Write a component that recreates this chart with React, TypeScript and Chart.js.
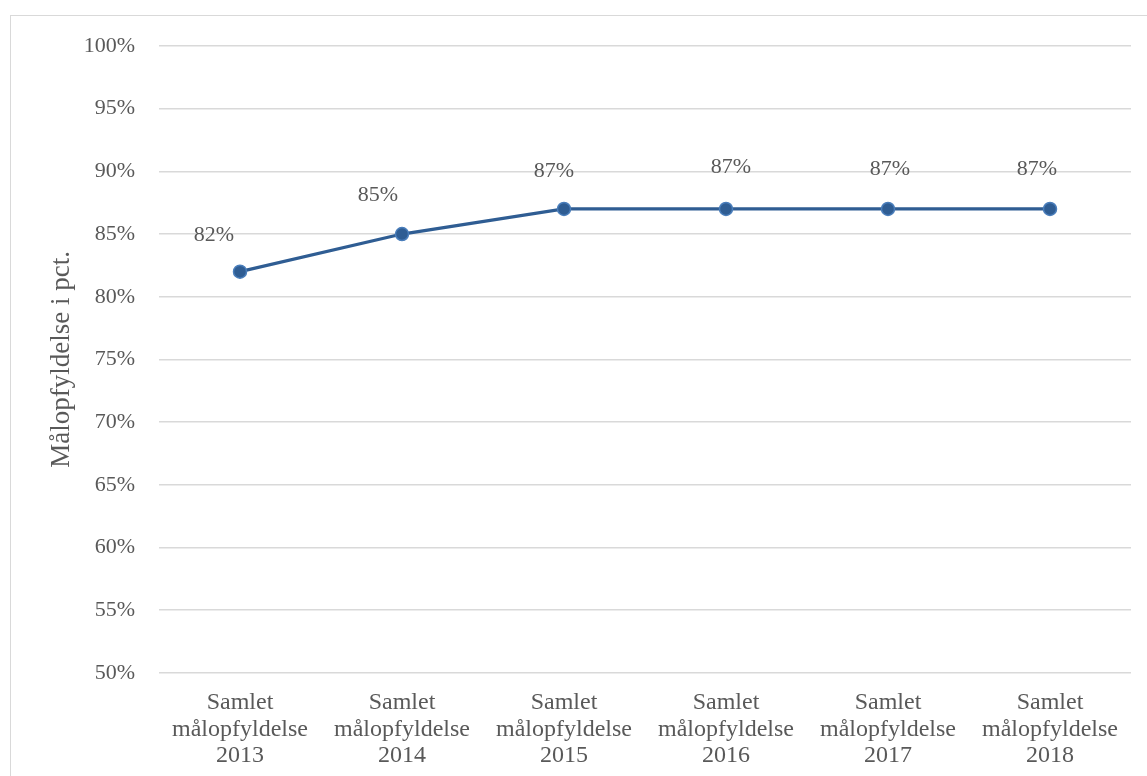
import React, { useEffect, useRef } from "react";
import { Chart, registerables } from "chart.js";

Chart.register(...registerables);

const categories: string[][] = [
  ["Samlet", "målopfyldelse", "2013"],
  ["Samlet", "målopfyldelse", "2014"],
  ["Samlet", "målopfyldelse", "2015"],
  ["Samlet", "målopfyldelse", "2016"],
  ["Samlet", "målopfyldelse", "2017"],
  ["Samlet", "målopfyldelse", "2018"],
];
const values: number[] = [82, 85, 87, 87, 87, 87];
const labelDx: number[] = [-26, -24, -10, 5, 2, -13];
const labelDy: number[] = [-36, -39, -38, -42, -40, -40];
const yTitle = "Målopfyldelse i pct.";

const FONT = "'Liberation Serif', 'Times New Roman', serif";
const TEXT = "#595959";

const labelPlugin = {
  id: "pointLabels",
  afterDatasetsDraw(chart: any) {
    const ctx = chart.ctx;
    const meta = chart.getDatasetMeta(0);
    ctx.save();
    ctx.font = `22px ${FONT}`;
    ctx.fillStyle = TEXT;
    ctx.textAlign = "center";
    ctx.textBaseline = "middle";
    meta.data.forEach((pt: any, i: number) => {
      ctx.fillText(`${values[i]}%`, pt.x + labelDx[i], pt.y + labelDy[i]);
    });
    ctx.restore();
  },
};

export default function App() {
  const ref = useRef<HTMLCanvasElement>(null);
  useEffect(() => {
    document.body.style.margin = "0";
    const chart = new Chart(ref.current!, {
      type: "line",
      data: {
        labels: categories,
        datasets: [
          {
            data: values,
            borderColor: "#2F5D93",
            borderWidth: 3.25,
            backgroundColor: "#2F5D93",
            pointBackgroundColor: "#2F5D93",
            pointBorderColor: "#4A7EBB",
            pointBorderWidth: 1.5,
            pointRadius: 6.5,
            tension: 0,
          },
        ],
      },
      options: {
        responsive: false,
        animation: false,
        layout: { padding: { left: 40, right: 16, top: 46, bottom: 8 } },
        plugins: { legend: { display: false }, tooltip: { enabled: false } },
        scales: {
          x: {
            offset: true,
            grid: { display: false, drawTicks: false },
            border: { display: false },
            ticks: {
              font: { family: FONT, size: 24, lineHeight: 1.1 },
              color: TEXT,
              padding: 17,
              maxRotation: 0,
              autoSkip: false,
            },
          },
          y: {
            min: 50,
            max: 100,
            afterFit: (s: any) => {
              s.width = 119;
            },
            grid: { color: "#D9D9D9", lineWidth: 1.5, drawTicks: false },
            border: { display: false },
            ticks: {
              stepSize: 5,
              font: { family: FONT, size: 22 },
              color: TEXT,
              padding: 24,
              callback: (v: any) => `${v}%`,
            },
            title: {
              display: true,
              text: yTitle,
              font: { family: FONT, size: 27 },
              color: TEXT,
              padding: { top: 6, bottom: 0 },
            },
          },
        },
      },
      plugins: [labelPlugin],
    });
    return () => chart.destroy();
  }, []);
  return (
    <div style={{ position: "relative", width: 1147, height: 776, overflow: "hidden" }}>
      <div
        style={{
          position: "absolute",
          left: 10,
          top: 15,
          width: 1160,
          height: 800,
          border: "1px solid #D9D9D9",
          boxSizing: "border-box",
        }}
      />
      <canvas ref={ref} width={1147} height={794} style={{ position: "absolute", left: 0, top: 0 }} />
    </div>
  );
}
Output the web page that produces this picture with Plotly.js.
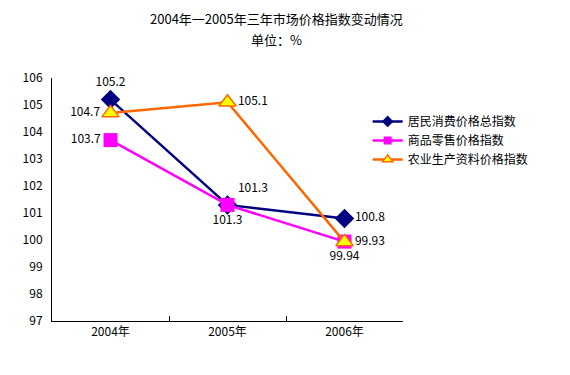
<!DOCTYPE html>
<html><head><meta charset="utf-8">
<script src="https://cdn.plot.ly/plotly-3.0.1.min.js"></script>
<style>body{margin:0;background:#fff}#c{width:570px;height:375px}</style>
</head><body><div id="c"></div>
<script>
const categories = ["2004年", "2005年", "2006年"];
const cpi = [105.2, 101.3, 100.8];
const retail = [103.7, 101.3, 99.94];
const agri = [104.7, 105.1, 99.93];
const seriesNames = ["居民消费价格总指数", "商品零售价格指数", "农业生产资料价格指数"];
const yTicks = [97, 98, 99, 100, 101, 102, 103, 104, 105, 106];

const F = "SimSun, 'Noto Sans CJK SC', sans-serif";
const lbl = {family: F, size: 12, color: "#000"};

const styles = [
  {line: {color: "#000080", width: 2.5}, marker: {symbol: "diamond", color: "#000080"}, size: 15, lsize: 9},
  {line: {color: "#FF00FF", width: 2.5}, marker: {symbol: "square", color: "#FF00FF"}, size: 14, lsize: 8},
  {line: {color: "#FF6600", width: 2.5}, marker: {symbol: "triangle-up", color: "#FFFF00", line: {color: "#FF6600", width: 1.5}}, size: 15, lsize: 9}
];
const series = [cpi, retail, agri];
const positions = [
  ["top center", "top right", "middle right"],
  ["middle left", "bottom center", "bottom center"],
  ["middle left", "middle right", "middle right"]
];

const traces = [];
series.forEach((vals, i) => {
  traces.push({x: categories, y: vals, name: seriesNames[i], mode: "lines+markers+text", showlegend: false,
    line: styles[i].line, marker: Object.assign({size: styles[i].size}, styles[i].marker),
    text: vals.map(String), textposition: positions[i], textfont: lbl, cliponaxis: false});
});
series.forEach((vals, i) => {
  traces.push({x: [null], y: [null], name: seriesNames[i], mode: "lines+markers", showlegend: true,
    line: {color: styles[i].line.color, width: 2.5},
    marker: Object.assign({}, styles[i].marker, {size: styles[i].lsize})});
});

const layout = {
  width: 570, height: 375,
  margin: {l: 52, r: 167, t: 78, b: 54, autoexpand: false},
  paper_bgcolor: "#fff", plot_bgcolor: "#fff",
  font: {family: F, size: 12, color: "#000"},
  annotations: [
    {text: "2004年一2005年三年市场价格指数变动情况", xref: "paper", yref: "paper", x: 0.641, y: 1.245,
     xanchor: "center", yanchor: "middle", showarrow: false, font: {family: F, size: 13, color: "#000"}},
    {text: "单位：%", xref: "paper", yref: "paper", x: 0.641, y: 1.158,
     xanchor: "center", yanchor: "middle", showarrow: false, font: {family: F, size: 13, color: "#000"}}
  ],
  xaxis: {type: "category", tickson: "boundaries", ticks: "inside", ticklen: 5, tickcolor: "#000",
          showline: true, linecolor: "#000", linewidth: 1, showgrid: false, zeroline: false,
          tickfont: {family: F, size: 12}, range: [-0.5, 2.5], fixedrange: true},
  yaxis: {range: [97, 106], tickvals: yTicks, ticktext: yTicks.map(String), ticks: "",
          showline: true, linecolor: "#000", linewidth: 1, showgrid: false, zeroline: false,
          tickfont: {family: F, size: 12}, ticklabelstandoff: 6},
  showlegend: true,
  legend: {xref: "container", yref: "container", x: 0.645, xanchor: "left", y: 0.715, yanchor: "top",
           font: {family: F, size: 12, color: "#000"}, tracegroupgap: 0, itemwidth: 30,
           bgcolor: "rgba(0,0,0,0)"}
};

Plotly.newPlot("c", traces, layout, {displayModeBar: false, staticPlot: true});
</script></body></html>
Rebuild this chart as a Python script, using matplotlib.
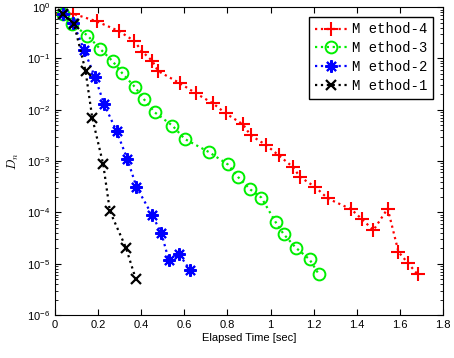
import matplotlib
matplotlib.use('Agg')
import matplotlib.pyplot as plt
import numpy as np

plt.rcParams.update({
    'font.family': 'Liberation Sans',
    'font.size': 8,
    'mathtext.fontset': 'cm',
})

# Method-4
m4_t = [0.038, 0.082, 0.193, 0.298, 0.367, 0.406, 0.452, 0.478, 0.579, 0.653, 0.733,
        0.792, 0.872, 0.907, 0.980, 1.037, 1.103, 1.137, 1.208, 1.265, 1.374, 1.425,
        1.477, 1.543, 1.593, 1.636, 1.682]
m4_d = [0.73, 0.75, 0.53, 0.34, 0.22, 0.135, 0.089, 0.057, 0.033, 0.021, 0.0133,
        0.0085, 0.0052, 0.0032, 0.00204, 0.0013, 0.00077, 0.00049, 0.00031, 0.000187,
        0.000115, 7.3e-5, 4.5e-5, 1.19e-4, 1.7e-5, 1.04e-5, 6.2e-6]

# Method-3
m3_t = [0.036, 0.079, 0.151, 0.208, 0.267, 0.313, 0.370, 0.413, 0.463, 0.545, 0.602,
        0.714, 0.802, 0.849, 0.906, 0.957, 1.023, 1.060, 1.116, 1.181, 1.224]
m3_d = [0.73, 0.47, 0.28, 0.156, 0.089, 0.051, 0.028, 0.016, 0.0089, 0.0049, 0.0027,
        0.0015, 0.00086, 0.00049, 0.00028, 0.000195, 6.5e-5, 3.8e-5, 2.07e-5, 1.21e-5, 6.2e-6]

# Method-2
m2_t = [0.037, 0.085, 0.136, 0.185, 0.228, 0.286, 0.336, 0.378, 0.451, 0.494, 0.528,
        0.576, 0.625]
m2_d = [0.73, 0.49, 0.145, 0.044, 0.0129, 0.0038, 0.00109, 0.000314, 8.8e-5, 3.9e-5,
        1.17e-5, 1.53e-5, 7.7e-6]

# Method-1
m1_t = [0.038, 0.088, 0.142, 0.173, 0.224, 0.255, 0.329, 0.375]
m1_d = [0.73, 0.48, 0.057, 0.0070, 0.00086, 1.05e-4, 2.07e-5, 5.0e-6]

fig = plt.figure(figsize=(4.54, 3.58), dpi=100)
ax = fig.add_axes([0.121, 0.120, 0.855, 0.860])

ax.semilogy(m4_t, m4_d, ':', color='red', marker='+', markersize=10, mew=1.5, lw=1.6,
            label='M ethod-4')
ax.semilogy(m3_t, m3_d, ':', color='#00ee00', marker='o', markersize=8.5, mew=1.4, lw=1.6,
            mfc='none', label='M ethod-3')
ax.semilogy(m2_t, m2_d, ':', color='blue', marker=(8, 2, 0), markersize=9, mew=1.5, lw=1.6,
            label='M ethod-2')
ax.semilogy(m1_t, m1_d, ':', color='black', marker='x', markersize=6.5, mew=1.6, lw=1.6,
            label='M ethod-1')

ax.set_xlim(0, 1.8)
ax.set_ylim(1e-6, 1)
ax.set_xticks(np.arange(0, 1.81, 0.2))
ax.set_xticklabels(['0', '0.2', '0.4', '0.6', '0.8', '1', '1.2', '1.4', '1.6', '1.8'])
ax.tick_params(which='both', direction='in', top=True, right=True, labelsize=8)
ax.tick_params(which='major', length=4)
ax.tick_params(which='minor', length=2)
ax.set_xlabel('Elapsed Time [sec]', fontsize=8, labelpad=2)
ax.set_ylabel('$D_n$', fontsize=9)

leg = ax.legend(loc='upper right', prop={'family': 'Liberation Mono', 'size': 10},
                fancybox=False, edgecolor='black', framealpha=1, handlelength=2.3,
                handletextpad=0.4, borderaxespad=0.7, labelspacing=0.35, borderpad=0.4)
leg.get_frame().set_linewidth(1.0)

fig.savefig('out.png', dpi=100)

══════

SET TASK:
Copy, word for word, the entries above from the first line to the line that holds "Chart.register(...registerables);". Drop the pictures.

SOLVED EXERCISE:
Write a component that recreates this chart with React, TypeScript and Chart.js.
import React, { useEffect, useRef } from "react";
import { Chart, registerables } from "chart.js";

Chart.register(...registerables);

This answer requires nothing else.